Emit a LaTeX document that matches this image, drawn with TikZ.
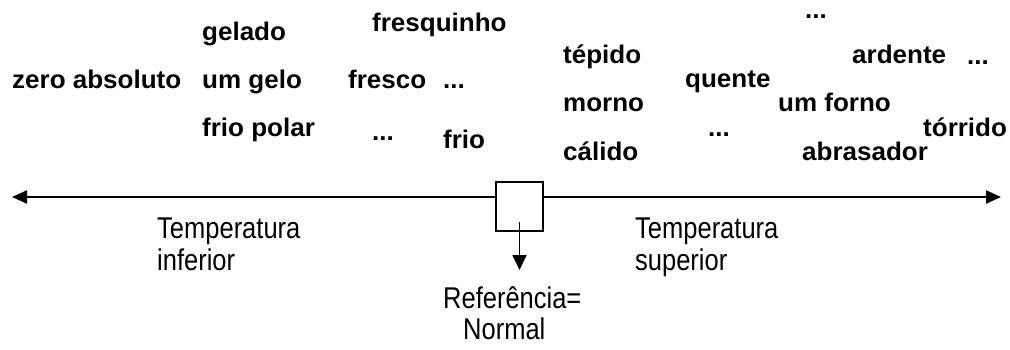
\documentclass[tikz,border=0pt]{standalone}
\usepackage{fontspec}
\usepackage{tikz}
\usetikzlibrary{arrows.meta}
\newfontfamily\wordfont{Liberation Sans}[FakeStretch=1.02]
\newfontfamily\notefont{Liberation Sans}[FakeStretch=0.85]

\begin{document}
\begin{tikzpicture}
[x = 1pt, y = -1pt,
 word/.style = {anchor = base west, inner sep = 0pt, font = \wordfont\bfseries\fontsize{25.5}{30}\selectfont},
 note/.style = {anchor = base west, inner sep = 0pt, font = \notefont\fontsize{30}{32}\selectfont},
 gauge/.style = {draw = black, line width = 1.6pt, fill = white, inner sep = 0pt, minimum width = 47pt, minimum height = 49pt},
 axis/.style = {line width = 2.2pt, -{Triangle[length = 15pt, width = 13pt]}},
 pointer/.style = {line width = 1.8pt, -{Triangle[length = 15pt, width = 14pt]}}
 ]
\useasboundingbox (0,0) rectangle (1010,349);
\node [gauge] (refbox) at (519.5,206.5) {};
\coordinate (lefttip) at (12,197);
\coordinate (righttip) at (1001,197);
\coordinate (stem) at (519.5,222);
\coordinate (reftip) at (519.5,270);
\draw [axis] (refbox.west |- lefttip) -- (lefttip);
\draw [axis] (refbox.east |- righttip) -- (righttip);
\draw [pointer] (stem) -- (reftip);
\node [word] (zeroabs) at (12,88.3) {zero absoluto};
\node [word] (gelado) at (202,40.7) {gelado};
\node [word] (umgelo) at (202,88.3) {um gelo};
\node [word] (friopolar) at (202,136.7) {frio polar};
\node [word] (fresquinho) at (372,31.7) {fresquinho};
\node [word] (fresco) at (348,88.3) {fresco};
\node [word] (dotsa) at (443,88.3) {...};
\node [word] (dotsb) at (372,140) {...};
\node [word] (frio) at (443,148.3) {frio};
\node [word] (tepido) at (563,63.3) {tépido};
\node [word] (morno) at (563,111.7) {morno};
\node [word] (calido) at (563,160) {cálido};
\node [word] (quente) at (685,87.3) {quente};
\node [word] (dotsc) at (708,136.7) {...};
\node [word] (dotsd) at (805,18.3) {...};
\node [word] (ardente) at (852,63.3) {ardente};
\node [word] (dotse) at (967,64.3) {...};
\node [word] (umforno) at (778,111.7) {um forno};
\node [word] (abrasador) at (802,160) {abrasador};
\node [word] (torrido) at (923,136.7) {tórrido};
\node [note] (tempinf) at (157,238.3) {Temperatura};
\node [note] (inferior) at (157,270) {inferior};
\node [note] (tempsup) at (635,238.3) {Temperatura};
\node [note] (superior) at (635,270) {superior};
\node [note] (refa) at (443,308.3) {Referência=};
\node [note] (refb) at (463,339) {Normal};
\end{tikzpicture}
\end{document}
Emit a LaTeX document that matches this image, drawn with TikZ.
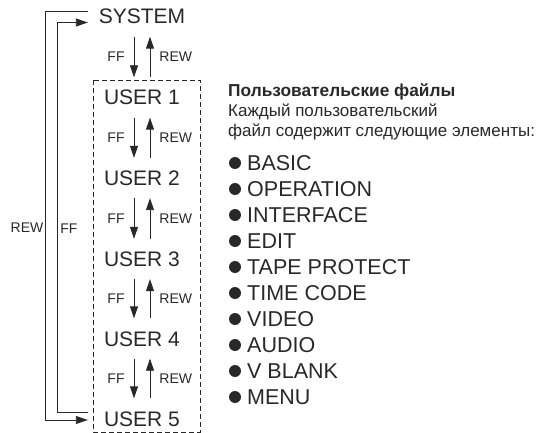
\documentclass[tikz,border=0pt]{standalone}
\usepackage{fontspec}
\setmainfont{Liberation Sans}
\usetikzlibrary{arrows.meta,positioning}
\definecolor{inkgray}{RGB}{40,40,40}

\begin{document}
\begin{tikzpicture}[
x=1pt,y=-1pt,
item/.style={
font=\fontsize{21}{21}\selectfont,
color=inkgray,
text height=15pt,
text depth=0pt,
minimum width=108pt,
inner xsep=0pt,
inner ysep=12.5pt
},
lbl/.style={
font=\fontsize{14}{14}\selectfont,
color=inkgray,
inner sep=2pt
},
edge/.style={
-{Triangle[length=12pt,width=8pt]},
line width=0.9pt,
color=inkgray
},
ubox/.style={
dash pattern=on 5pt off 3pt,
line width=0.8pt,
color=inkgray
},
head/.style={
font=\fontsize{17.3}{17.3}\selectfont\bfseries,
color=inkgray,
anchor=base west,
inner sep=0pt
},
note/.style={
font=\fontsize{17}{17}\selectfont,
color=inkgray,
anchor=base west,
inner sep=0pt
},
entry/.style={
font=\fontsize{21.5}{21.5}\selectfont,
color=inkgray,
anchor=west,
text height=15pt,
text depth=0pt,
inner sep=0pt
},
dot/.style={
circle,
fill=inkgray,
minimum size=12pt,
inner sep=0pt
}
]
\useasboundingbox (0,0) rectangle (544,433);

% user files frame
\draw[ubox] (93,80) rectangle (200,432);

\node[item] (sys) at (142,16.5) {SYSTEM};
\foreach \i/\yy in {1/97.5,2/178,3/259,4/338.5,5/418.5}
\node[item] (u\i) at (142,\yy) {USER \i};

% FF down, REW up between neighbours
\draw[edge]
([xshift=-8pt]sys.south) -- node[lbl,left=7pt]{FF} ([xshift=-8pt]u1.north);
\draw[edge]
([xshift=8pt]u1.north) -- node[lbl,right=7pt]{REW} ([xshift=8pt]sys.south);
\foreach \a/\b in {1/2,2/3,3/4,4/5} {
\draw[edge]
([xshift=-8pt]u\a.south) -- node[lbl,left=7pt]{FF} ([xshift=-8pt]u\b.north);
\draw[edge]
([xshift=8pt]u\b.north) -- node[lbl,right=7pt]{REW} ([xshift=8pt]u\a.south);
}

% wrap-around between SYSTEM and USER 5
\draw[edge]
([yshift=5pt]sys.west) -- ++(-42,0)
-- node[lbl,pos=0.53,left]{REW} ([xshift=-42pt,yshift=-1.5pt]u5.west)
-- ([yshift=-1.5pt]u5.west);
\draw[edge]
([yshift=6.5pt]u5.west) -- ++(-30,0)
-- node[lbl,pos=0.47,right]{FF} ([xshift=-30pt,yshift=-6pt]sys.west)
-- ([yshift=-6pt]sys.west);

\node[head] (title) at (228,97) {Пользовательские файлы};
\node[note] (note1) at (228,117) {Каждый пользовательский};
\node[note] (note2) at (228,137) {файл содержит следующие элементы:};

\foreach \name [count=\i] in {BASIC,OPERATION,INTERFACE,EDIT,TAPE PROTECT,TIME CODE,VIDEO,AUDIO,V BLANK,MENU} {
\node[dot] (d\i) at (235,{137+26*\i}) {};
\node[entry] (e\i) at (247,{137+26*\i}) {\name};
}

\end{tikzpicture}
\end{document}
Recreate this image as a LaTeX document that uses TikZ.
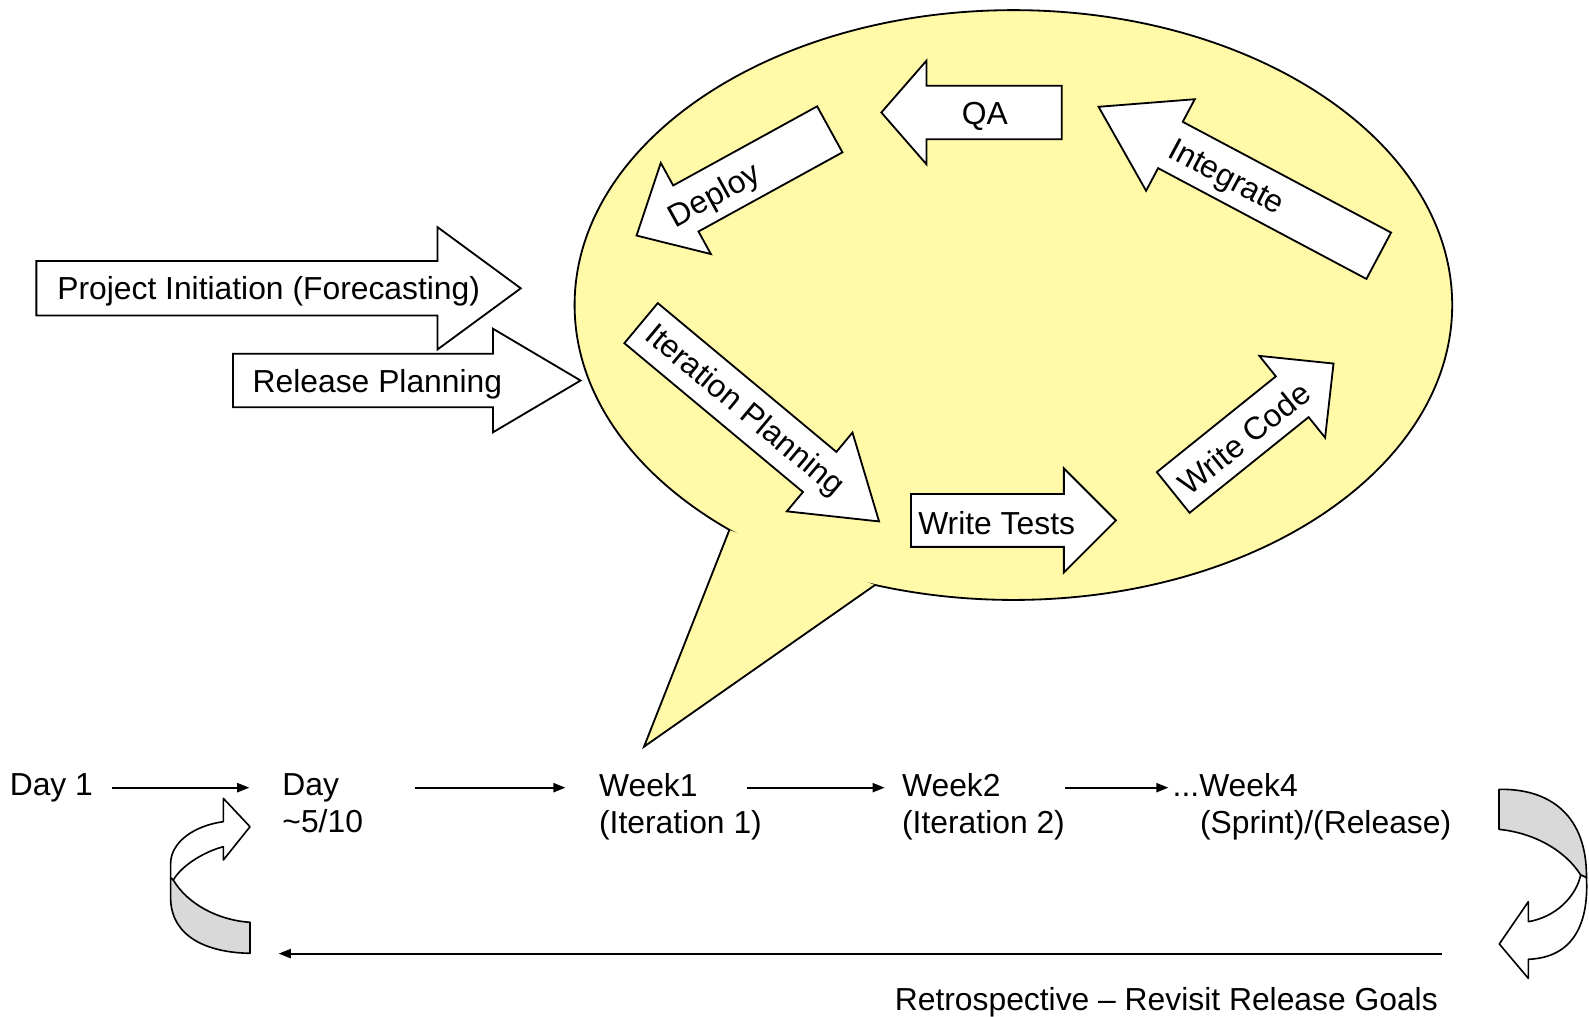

[Short problem]
Print every entry exactly as written, without the pictures.

[Answer below]
Emit a LaTeX document that matches this image, drawn with TikZ.
\documentclass[tikz,border=0pt]{standalone}
\usepackage{fontspec}
\usepackage{tikz}
\usetikzlibrary{arrows.meta}
\newfontfamily\wordfont{Liberation Sans}[FakeStretch=1.02]
\newfontfamily\notefont{Liberation Sans}[FakeStretch=0.85]

\begin{document}
\begin{tikzpicture}
[x = 1pt, y = -1pt,
 word/.style = {anchor = base west, inner sep = 0pt, font = \wordfont\bfseries\fontsize{25.5}{30}\selectfont},
 note/.style = {anchor = base west, inner sep = 0pt, font = \notefont\fontsize{30}{32}\selectfont},
 gauge/.style = {draw = black, line width = 1.6pt, fill = white, inner sep = 0pt, minimum width = 47pt, minimum height = 49pt},
 axis/.style = {line width = 2.2pt, -{Triangle[length = 15pt, width = 13pt]}},
 pointer/.style = {line width = 1.8pt, -{Triangle[length = 15pt, width = 14pt]}}
 ]
\useasboundingbox (0,0) rectangle (1010,349);
\node [gauge] (refbox) at (519.5,206.5) {};
\coordinate (lefttip) at (12,197);
\coordinate (righttip) at (1001,197);
\coordinate (stem) at (519.5,222);
\coordinate (reftip) at (519.5,270);
\draw [axis] (refbox.west |- lefttip) -- (lefttip);
\draw [axis] (refbox.east |- righttip) -- (righttip);
\draw [pointer] (stem) -- (reftip);
\node [word] (zeroabs) at (12,88.3) {zero absoluto};
\node [word] (gelado) at (202,40.7) {gelado};
\node [word] (umgelo) at (202,88.3) {um gelo};
\node [word] (friopolar) at (202,136.7) {frio polar};
\node [word] (fresquinho) at (372,31.7) {fresquinho};
\node [word] (fresco) at (348,88.3) {fresco};
\node [word] (dotsa) at (443,88.3) {...};
\node [word] (dotsb) at (372,140) {...};
\node [word] (frio) at (443,148.3) {frio};
\node [word] (tepido) at (563,63.3) {tépido};
\node [word] (morno) at (563,111.7) {morno};
\node [word] (calido) at (563,160) {cálido};
\node [word] (quente) at (685,87.3) {quente};
\node [word] (dotsc) at (708,136.7) {...};
\node [word] (dotsd) at (805,18.3) {...};
\node [word] (ardente) at (852,63.3) {ardente};
\node [word] (dotse) at (967,64.3) {...};
\node [word] (umforno) at (778,111.7) {um forno};
\node [word] (abrasador) at (802,160) {abrasador};
\node [word] (torrido) at (923,136.7) {tórrido};
\node [note] (tempinf) at (157,238.3) {Temperatura};
\node [note] (inferior) at (157,270) {inferior};
\node [note] (tempsup) at (635,238.3) {Temperatura};
\node [note] (superior) at (635,270) {superior};
\node [note] (refa) at (443,308.3) {Referência=};
\node [note] (refb) at (463,339) {Normal};
\end{tikzpicture}
\end{document}
Emit a LaTeX document that matches this image, drawn with TikZ.
\documentclass[tikz,border=0pt]{standalone}
\usepackage{fontspec}
\setmainfont{Liberation Sans}
\usetikzlibrary{arrows.meta,positioning}
\definecolor{inkgray}{RGB}{40,40,40}

\begin{document}
\begin{tikzpicture}[
x=1pt,y=-1pt,
item/.style={
font=\fontsize{21}{21}\selectfont,
color=inkgray,
text height=15pt,
text depth=0pt,
minimum width=108pt,
inner xsep=0pt,
inner ysep=12.5pt
},
lbl/.style={
font=\fontsize{14}{14}\selectfont,
color=inkgray,
inner sep=2pt
},
edge/.style={
-{Triangle[length=12pt,width=8pt]},
line width=0.9pt,
color=inkgray
},
ubox/.style={
dash pattern=on 5pt off 3pt,
line width=0.8pt,
color=inkgray
},
head/.style={
font=\fontsize{17.3}{17.3}\selectfont\bfseries,
color=inkgray,
anchor=base west,
inner sep=0pt
},
note/.style={
font=\fontsize{17}{17}\selectfont,
color=inkgray,
anchor=base west,
inner sep=0pt
},
entry/.style={
font=\fontsize{21.5}{21.5}\selectfont,
color=inkgray,
anchor=west,
text height=15pt,
text depth=0pt,
inner sep=0pt
},
dot/.style={
circle,
fill=inkgray,
minimum size=12pt,
inner sep=0pt
}
]
\useasboundingbox (0,0) rectangle (544,433);

% user files frame
\draw[ubox] (93,80) rectangle (200,432);

\node[item] (sys) at (142,16.5) {SYSTEM};
\foreach \i/\yy in {1/97.5,2/178,3/259,4/338.5,5/418.5}
\node[item] (u\i) at (142,\yy) {USER \i};

% FF down, REW up between neighbours
\draw[edge]
([xshift=-8pt]sys.south) -- node[lbl,left=7pt]{FF} ([xshift=-8pt]u1.north);
\draw[edge]
([xshift=8pt]u1.north) -- node[lbl,right=7pt]{REW} ([xshift=8pt]sys.south);
\foreach \a/\b in {1/2,2/3,3/4,4/5} {
\draw[edge]
([xshift=-8pt]u\a.south) -- node[lbl,left=7pt]{FF} ([xshift=-8pt]u\b.north);
\draw[edge]
([xshift=8pt]u\b.north) -- node[lbl,right=7pt]{REW} ([xshift=8pt]u\a.south);
}

% wrap-around between SYSTEM and USER 5
\draw[edge]
([yshift=5pt]sys.west) -- ++(-42,0)
-- node[lbl,pos=0.53,left]{REW} ([xshift=-42pt,yshift=-1.5pt]u5.west)
-- ([yshift=-1.5pt]u5.west);
\draw[edge]
([yshift=6.5pt]u5.west) -- ++(-30,0)
-- node[lbl,pos=0.47,right]{FF} ([xshift=-30pt,yshift=-6pt]sys.west)
-- ([yshift=-6pt]sys.west);

\node[head] (title) at (228,97) {Пользовательские файлы};
\node[note] (note1) at (228,117) {Каждый пользовательский};
\node[note] (note2) at (228,137) {файл содержит следующие элементы:};

\foreach \name [count=\i] in {BASIC,OPERATION,INTERFACE,EDIT,TAPE PROTECT,TIME CODE,VIDEO,AUDIO,V BLANK,MENU} {
\node[dot] (d\i) at (235,{137+26*\i}) {};
\node[entry] (e\i) at (247,{137+26*\i}) {\name};
}

\end{tikzpicture}
\end{document}
Recreate this image as a LaTeX document that uses TikZ.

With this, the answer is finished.